“The Supreme Court decision, we believe, will highlight the heartlessness of the ACT government’s seemingly relentless war against the poor and less well off in our community.” JON STANHOPE and KHALID AHMED look at Minister Berry’s bizarre management of public housing.
In responding to the Auditor-General’s report on the Growing and Renewing the Public Housing Program, Housing Minister Yvette Berry said that increasing the proportion of public housing was not the aim of the program!
The Growing and Renewing Public Housing Program was announced in the 2019-20 Budget. It included an undertaking to replace 1000 public housing dwellings and to increase the stock by 400 dwellings. One wonders then what meaning the minister ascribes to the word “growing”.

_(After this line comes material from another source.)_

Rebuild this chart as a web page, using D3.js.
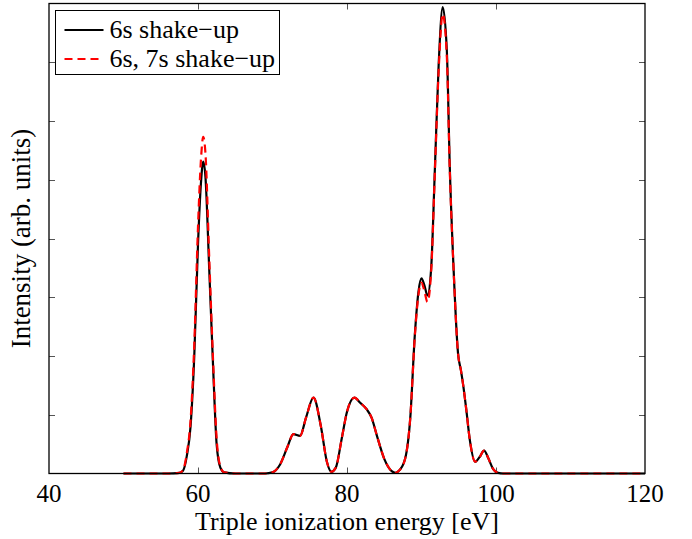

This was the second phase of the purported growth and renewal of public housing undertaken by the ACT government. The announcement followed the completion of an earlier program in 2019 that falsely boasted that 1288 public housing dwellings had been “renewed” under that program.
We have previously noted that the 1288 public housing dwellings referred to were sold off with all proceeds directed to Light Rail Stage 1, under an agreement entered into by Chief Minister Andrew Barr with the Commonwealth Government.
The stock disposed of was not fully replaced with an overall reduction of 194 dwellings. The government also sold off and banked prime land blocks and has failed to provide a full financial acquittal of the Program (Mark-I).
The audit report on the Program (Mark-II) pointedly noted, among other things, that the proportion of public housing stock in the territory had declined and will continue to decline within the timeframe of the Program.
Minister Berry’s claim that the aim of the Program was not to increase the stock of public housing is extraordinary and raises a raft of serious questions.
Interestingly, the government in its formal response to this audit accepted all recommendations. That surely flies in the face of the claim by the minister that the objectives of the Program were different from those that formed the basis of the audit assessment.
It begs the question whether Ms Berry is suggesting that the auditor-general got the objectives of the Program wrong and went on to audit something that was never intended?
However, in accordance with the requirements of the Auditor-General Act 1996 the Community Services Directorate (CSD) was provided with a draft report and a proposed final report for comment. The auditor-general is required to take any comments or objections into account and if necessary, make any necessary changes. Notably, however, no objections were raised by CSD in this instance.
In any event it is indisputable that there was a public commitment by the ACT government to increase the stock of public housing by 400 units of housing under the Program (Mark-II). Sadly, as a result of the failure to meet that target, together with the loss of stock that occurred in the Program (Mark-I), the decline in public housing in Canberra since 2011, that we have previously highlighted, would not have been as dramatic or destructive.
If, therefore, the objectives of the two programs, announced with such fanfare at their respective commencements, had been realised, the proportion of public housing in the ACT would be much higher than it is. There would still, of course, be a major reduction and hence shortfall in public housing stock compared to the levels in 2011 or 2016.
The minister’s denial is truly bizarre
This assessment must surely have been provided to the minister by Housing ACT. The minister’s denial of any intention under the Growing and Renewing Program to increase the proportion of public housing stock is truly bizarre and certainly contradicts the ACT government’s boast that it is a “progressive government”.
A major hurdle in meeting the objectives of this program, particularly the increase of 400 dwellings, was clearly the Program design. It involved relocating tenants in free-standing dwellings and selling off their homes. The dwellings targeted for sale were tenanted in large measure by elderly widowed women, the disabled and people with mental health conditions.
The government resorted to forced evictions which were characterised by the then CEO of ACTCOSS, Dr Emma Campbell, as heartless, while being strenuously defended by Minister Berry.
Shortly thereafter, the Ombudsman commenced an Own Motion Inquiry while tenants initiated a challenge in the Supreme Court asserting, among other things, that in some instances, the evictions constituted a breach of human rights.
The government has indicated, in the most recent Budget Papers, the potential for it to be hit with a significant liability arising out of this litigation. The involuntary tenant relocation was paused in August 2023, and Ms Berry apologised to the tenants for distress caused. Forced relocations were ceased subsequently. The Program completion is now expected in 2027.
We await with interest the Supreme Court decision in the case brought against ACT Housing. A decision which will, we believe, highlight the heartlessness of the ACT government’s seemingly relentless war against the poor and less well off in our community. A decision that we have no doubt the ALP and the Greens are praying will not be handed down before the election.
Jon Stanhope is a former chief minister of the ACT and Dr Khalid Ahmed a former senior ACT Treasury official.